How to include compiler flags in Visual Studio Code?

The easy option is to pass them as args in your tasks.json configuration:

{
  "version": "2.0.0",
  "tasks": [
    {
      "label": "build-all",
      "type": "shell",
      "args": [
          "-std=c++11",
          "-lfftw3",
          "-L",
          "/path/to/libs",
          "/path/to/file.cpp"
      ],
      "command": "g++",
    }
  ]
}

The more maintainable, shareable option is to create a Makefile and set them all there:

# Specify compiler to be used
CXX = g++
CXXFLAGS += -g -std=c++11 -fPIC -march=x86-64

# Specify paths to headers
INCLUDES += -I include

# Specify paths to the libraries
LDFLAGS  += -L /path/to/libs

# Specify the link libraries
LLIBS    += -lfftw3

# ... add other configs ...

$(OBJ_DIR)/%.o: $(SRC_DIR)/%.cpp $(OBJ_DIR)
    $(CXX) -c $(CXXFLAGS) $(INCLUDES) $< -o $@

$(OBJ_DIR)/$(PROGRAM): $(OBJS)
    $(CXX) $(LDFLAGS) $^ $(LLIBS) -o $@

Then in your task configuration, just call make:

{
  "version": "2.0.0",
  "tasks": [
    {
      "label": "build-all",
      "type": "shell",
      "options": {
          "cwd": "${workspaceFolder}",
          "env": {
            ...
          }
      },
      "command": "make -f Makefile.x86_64",
    }
  ]
}

If you have env-dependent paths, you can specify a variable in your Makefile (ex.

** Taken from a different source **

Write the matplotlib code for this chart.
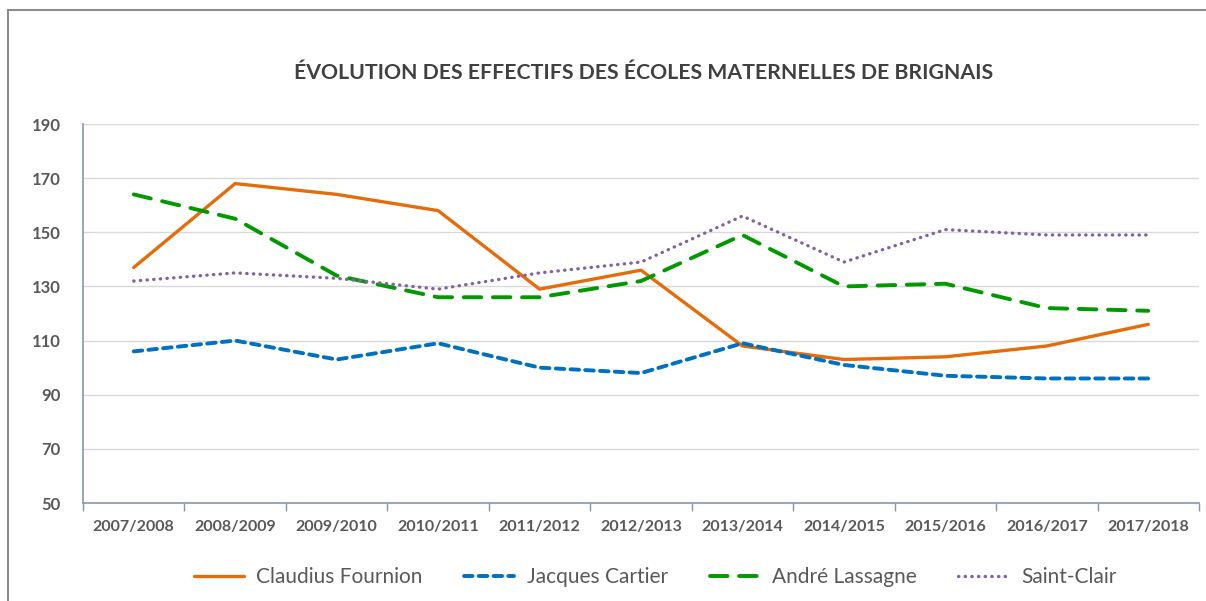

MY_LIBS) and then set them in the env block of the task configuration (ex. "MY_LIBS": "/path/to/libs").

The advantage of the Makefile option is that:

  • People who don’t use VS Code can still compile your code (from console or another IDE).
  • If you are using a CI/CD pipeline, you don’t need a separate configuration. You can use the same Makefile to build locally with VS Code and to build with CI/CD.
  • You can commit the Makefile to a repository, and then just use environment variables in your local tasks.json configuration to specify env-specific settings.